Summary of this case from Road Commission v. County CourtOpinion
FEBRUARY, 1803.
C. Lee, for the plaintiff in error.
The act of assembly of Virginia which gives this summary remedy upon forthcoming bonds, allows the motion for judgment to be made only to the same court from which the execution issued.
In this case the execution issued from the court of the United States for the fourth circuit in the eastern Virginia district, composed of Judges Key, Taylor, and M`Gill.
The motion was made to the court of the United States for the fifth circuit in the Virginia district, holden by the Chief Justice of the United States.
This is not the same court from which the execution issued. The motion, therefore, in this court, was not regular, unless it be made so by the acts of congress of March 8, 1802, c. 8. and 29th April, 1802, c. 31. The process in this case was summary, and the pleadings, although in this instance they happen to be reduced to writing, are in fact ore tenus. A position will be taken the direct reverse of that contained in the second point of the plea mentioned in the transcript of the record.

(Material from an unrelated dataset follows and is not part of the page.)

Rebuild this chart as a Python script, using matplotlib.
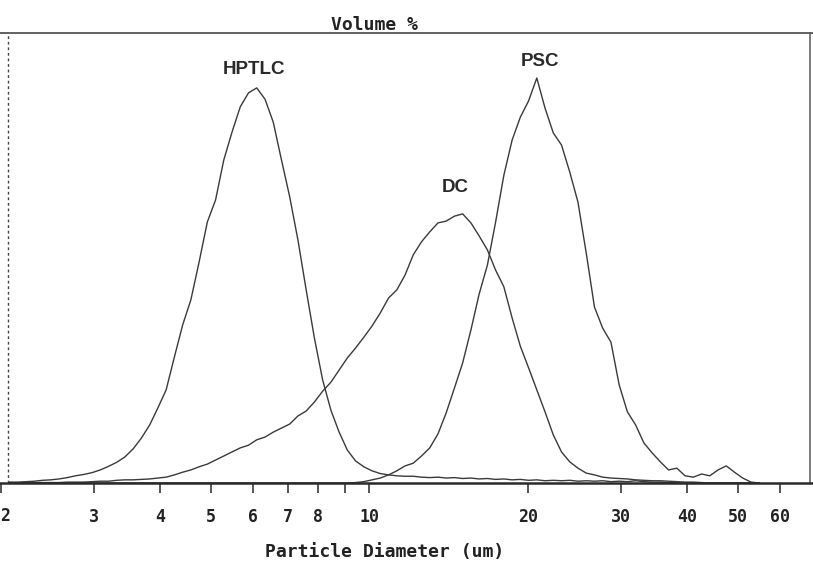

The court of the fifth circuit ought not to have taken cognisance of the motion; because the court of the fourth circuit did exist, and not because it did not exist, as alleged in the plea.
If the acts of 8th March and 29th April, 1802, are constitutional, then it is admitted there is no error in the judgment; because, in that case, the courts ceased to exist, the judges were constitutionally removed, and the transfer from the one court to the other was legal. But if those acts are unconstitutional, then the court of the fourth circuit still exists, the judges were not removed, and the transfer of jurisdiction did not take place. The legislature did not intend to transfer causes from one existing court to another. If, then, the courts still exist, the causes not being intended to be removed from existing courts, were not removed.
But we contend that those acts were unconstitutional so far as they apply to this cause.
1st. The first act (March 8, 1802) is unconstitutional, inasmuch as it goes to deprive the courts of all their power and jurisdiction, and to displace judges who have been guilty of no misbehaviour in their offices.
By the constitution, the judges, both of the supreme and the inferior courts, are to hold their offices during good behaviour. So much has been recently said, and written, and published upon this subject, that it is irksome to repeat arguments which are now familiar to every one.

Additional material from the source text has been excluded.